Copy each line in the data that includes the word "matplotlib".

━━ RECORDS FOR THIS TASK ━━

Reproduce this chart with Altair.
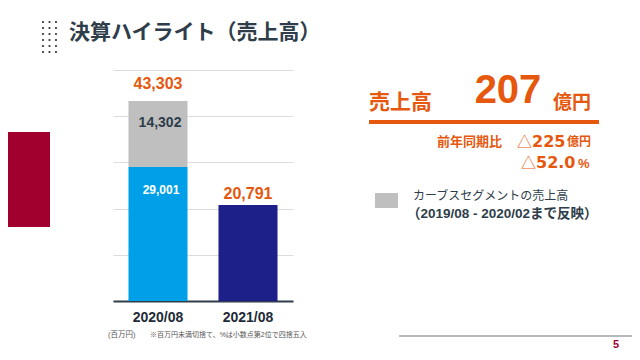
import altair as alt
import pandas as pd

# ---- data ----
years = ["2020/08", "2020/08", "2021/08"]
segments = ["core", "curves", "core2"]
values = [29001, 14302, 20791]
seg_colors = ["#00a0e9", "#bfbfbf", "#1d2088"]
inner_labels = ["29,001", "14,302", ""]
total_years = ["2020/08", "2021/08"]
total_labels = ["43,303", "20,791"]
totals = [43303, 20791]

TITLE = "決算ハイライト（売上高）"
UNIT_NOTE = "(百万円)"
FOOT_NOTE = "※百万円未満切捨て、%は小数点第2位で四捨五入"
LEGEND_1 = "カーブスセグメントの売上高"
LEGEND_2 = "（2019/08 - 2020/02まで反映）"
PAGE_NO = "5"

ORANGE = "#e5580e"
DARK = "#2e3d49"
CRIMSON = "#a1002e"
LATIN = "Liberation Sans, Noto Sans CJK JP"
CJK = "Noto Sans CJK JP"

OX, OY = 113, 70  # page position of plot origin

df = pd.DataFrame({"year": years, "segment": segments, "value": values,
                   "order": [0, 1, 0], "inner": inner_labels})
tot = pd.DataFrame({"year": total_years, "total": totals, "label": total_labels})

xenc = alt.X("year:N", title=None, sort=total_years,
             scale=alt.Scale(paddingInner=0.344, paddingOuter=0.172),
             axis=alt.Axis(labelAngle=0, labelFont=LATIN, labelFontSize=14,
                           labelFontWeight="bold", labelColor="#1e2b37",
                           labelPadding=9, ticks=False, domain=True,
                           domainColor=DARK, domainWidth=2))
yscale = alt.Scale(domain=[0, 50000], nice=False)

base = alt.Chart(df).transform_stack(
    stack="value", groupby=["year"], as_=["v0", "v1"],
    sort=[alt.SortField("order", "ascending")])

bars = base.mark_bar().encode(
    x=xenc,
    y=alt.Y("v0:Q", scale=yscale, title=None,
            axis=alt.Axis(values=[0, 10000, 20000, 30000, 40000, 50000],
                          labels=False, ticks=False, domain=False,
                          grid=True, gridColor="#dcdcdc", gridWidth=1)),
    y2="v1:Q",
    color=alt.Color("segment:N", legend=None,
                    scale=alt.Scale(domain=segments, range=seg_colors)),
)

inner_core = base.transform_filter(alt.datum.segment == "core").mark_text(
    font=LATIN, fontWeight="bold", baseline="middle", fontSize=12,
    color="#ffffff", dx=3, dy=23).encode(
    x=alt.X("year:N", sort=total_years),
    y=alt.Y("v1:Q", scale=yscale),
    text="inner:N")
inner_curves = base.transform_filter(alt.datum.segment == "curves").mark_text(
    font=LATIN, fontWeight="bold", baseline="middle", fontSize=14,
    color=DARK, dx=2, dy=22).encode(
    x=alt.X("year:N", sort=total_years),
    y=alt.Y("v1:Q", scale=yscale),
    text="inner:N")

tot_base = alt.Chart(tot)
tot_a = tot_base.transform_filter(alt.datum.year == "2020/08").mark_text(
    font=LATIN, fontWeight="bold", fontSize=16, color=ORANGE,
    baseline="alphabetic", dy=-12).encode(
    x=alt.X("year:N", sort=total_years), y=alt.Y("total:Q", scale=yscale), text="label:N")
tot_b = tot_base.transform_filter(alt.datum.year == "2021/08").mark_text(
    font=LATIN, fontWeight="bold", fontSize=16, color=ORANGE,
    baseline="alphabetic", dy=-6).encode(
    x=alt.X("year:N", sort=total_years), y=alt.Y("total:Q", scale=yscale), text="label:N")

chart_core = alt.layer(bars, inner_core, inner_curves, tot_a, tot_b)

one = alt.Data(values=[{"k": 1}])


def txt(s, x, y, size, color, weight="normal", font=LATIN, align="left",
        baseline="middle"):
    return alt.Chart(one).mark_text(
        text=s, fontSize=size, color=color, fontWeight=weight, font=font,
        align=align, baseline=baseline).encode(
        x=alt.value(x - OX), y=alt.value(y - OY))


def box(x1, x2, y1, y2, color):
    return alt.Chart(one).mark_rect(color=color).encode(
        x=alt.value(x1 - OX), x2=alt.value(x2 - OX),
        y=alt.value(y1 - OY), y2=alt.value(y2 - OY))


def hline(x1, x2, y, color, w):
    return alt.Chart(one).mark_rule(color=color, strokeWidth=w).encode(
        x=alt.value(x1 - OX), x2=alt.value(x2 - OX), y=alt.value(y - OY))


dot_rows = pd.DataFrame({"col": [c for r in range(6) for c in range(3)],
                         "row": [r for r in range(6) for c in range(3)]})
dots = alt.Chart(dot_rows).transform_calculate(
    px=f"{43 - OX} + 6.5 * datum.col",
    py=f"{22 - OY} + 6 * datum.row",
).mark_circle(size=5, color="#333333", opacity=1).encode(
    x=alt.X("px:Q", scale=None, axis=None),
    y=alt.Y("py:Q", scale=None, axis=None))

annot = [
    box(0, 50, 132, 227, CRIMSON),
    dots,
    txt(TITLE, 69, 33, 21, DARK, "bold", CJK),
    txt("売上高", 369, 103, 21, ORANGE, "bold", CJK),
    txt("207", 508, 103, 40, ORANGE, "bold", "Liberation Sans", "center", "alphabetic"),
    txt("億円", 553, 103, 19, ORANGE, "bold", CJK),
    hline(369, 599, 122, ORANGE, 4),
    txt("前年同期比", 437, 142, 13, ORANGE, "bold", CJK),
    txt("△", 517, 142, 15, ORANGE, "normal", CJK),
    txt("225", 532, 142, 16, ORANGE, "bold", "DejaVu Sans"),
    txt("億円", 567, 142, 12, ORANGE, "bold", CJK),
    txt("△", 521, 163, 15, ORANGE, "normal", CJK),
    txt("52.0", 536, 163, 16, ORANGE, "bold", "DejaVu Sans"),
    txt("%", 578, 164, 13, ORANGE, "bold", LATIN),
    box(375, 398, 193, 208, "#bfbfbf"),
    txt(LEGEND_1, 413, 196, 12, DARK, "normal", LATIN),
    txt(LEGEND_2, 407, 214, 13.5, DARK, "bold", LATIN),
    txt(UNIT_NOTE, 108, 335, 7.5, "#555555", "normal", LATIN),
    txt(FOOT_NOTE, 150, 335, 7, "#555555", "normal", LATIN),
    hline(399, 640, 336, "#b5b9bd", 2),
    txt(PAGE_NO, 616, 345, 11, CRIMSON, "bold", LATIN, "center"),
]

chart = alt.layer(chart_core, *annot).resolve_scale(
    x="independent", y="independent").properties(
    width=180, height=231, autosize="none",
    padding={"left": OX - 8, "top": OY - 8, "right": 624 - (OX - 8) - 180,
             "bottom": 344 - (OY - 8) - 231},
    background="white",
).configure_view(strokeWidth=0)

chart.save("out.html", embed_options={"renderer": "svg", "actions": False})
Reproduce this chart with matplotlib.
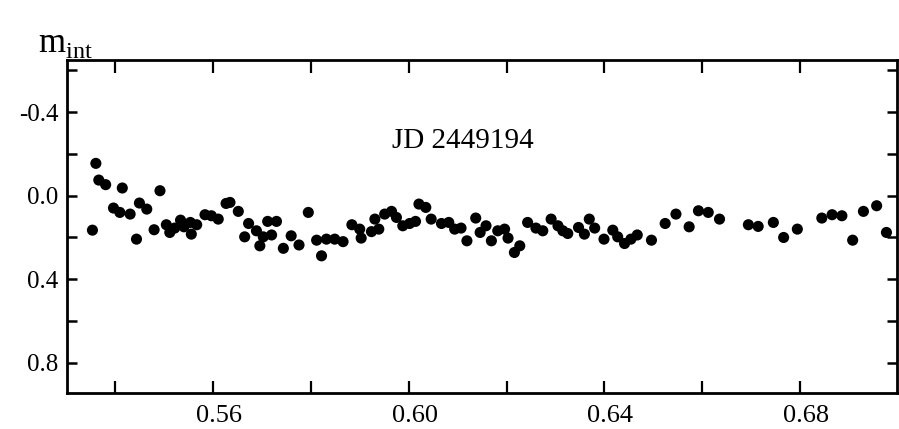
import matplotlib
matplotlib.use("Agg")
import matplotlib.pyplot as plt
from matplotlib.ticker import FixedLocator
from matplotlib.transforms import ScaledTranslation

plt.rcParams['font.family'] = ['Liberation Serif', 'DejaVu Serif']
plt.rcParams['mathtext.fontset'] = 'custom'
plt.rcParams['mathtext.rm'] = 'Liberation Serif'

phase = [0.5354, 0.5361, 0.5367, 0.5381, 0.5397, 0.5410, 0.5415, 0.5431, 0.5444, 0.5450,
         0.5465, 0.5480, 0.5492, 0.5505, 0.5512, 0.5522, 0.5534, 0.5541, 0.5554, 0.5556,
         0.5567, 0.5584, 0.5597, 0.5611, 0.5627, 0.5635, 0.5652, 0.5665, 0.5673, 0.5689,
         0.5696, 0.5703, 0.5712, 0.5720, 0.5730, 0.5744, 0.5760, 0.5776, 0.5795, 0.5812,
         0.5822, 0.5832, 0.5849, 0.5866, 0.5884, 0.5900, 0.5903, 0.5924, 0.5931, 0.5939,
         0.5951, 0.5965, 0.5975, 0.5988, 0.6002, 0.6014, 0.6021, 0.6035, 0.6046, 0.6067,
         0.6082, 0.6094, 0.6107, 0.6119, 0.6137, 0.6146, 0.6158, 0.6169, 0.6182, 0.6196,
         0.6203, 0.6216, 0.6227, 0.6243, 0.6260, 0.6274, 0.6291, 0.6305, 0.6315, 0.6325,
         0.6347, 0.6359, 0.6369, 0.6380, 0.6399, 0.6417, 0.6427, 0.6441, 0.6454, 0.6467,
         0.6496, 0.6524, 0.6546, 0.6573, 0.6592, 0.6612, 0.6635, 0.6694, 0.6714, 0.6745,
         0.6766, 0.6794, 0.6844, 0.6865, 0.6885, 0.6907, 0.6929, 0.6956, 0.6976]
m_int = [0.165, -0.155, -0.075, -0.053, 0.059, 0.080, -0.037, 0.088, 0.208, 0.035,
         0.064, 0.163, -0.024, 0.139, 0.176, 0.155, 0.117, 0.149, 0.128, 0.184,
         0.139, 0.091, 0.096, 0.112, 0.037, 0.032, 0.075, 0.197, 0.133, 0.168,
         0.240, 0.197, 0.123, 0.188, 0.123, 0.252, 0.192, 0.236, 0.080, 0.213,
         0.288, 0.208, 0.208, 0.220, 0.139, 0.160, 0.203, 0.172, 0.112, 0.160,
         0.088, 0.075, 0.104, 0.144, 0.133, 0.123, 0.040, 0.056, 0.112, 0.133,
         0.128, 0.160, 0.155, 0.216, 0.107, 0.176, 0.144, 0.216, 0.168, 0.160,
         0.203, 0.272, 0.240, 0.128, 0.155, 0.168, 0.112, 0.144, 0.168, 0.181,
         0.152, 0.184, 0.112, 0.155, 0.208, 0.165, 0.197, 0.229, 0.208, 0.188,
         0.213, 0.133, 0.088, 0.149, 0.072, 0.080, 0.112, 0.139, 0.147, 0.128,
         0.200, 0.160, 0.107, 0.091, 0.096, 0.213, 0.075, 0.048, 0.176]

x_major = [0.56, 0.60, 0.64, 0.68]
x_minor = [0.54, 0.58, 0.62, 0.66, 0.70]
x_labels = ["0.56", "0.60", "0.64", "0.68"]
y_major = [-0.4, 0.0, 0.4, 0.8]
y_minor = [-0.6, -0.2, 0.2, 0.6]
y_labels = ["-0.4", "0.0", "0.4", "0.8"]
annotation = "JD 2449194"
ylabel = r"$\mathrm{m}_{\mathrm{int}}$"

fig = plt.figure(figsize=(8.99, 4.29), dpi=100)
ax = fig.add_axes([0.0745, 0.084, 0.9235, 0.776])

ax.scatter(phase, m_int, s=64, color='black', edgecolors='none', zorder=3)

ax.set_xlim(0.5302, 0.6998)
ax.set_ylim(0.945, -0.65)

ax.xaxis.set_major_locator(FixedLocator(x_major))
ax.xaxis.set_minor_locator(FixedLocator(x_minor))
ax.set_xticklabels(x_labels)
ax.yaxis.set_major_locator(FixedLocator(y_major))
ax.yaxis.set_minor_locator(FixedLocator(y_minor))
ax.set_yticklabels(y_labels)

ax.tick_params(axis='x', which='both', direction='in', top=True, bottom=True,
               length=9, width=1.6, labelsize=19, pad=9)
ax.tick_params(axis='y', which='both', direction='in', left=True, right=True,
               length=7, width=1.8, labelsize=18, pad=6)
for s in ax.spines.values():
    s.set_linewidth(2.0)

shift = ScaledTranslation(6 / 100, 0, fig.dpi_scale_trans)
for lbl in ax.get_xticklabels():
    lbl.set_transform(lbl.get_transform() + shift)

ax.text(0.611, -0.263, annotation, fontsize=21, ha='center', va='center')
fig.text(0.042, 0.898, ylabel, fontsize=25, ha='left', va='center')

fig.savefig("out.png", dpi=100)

━━━

**SOLUTION FOR THIS TASK**
Reproduce this chart with matplotlib.
import matplotlib
matplotlib.use("Agg")
import matplotlib.pyplot as plt
from matplotlib.ticker import FixedLocator
from matplotlib.transforms import ScaledTranslation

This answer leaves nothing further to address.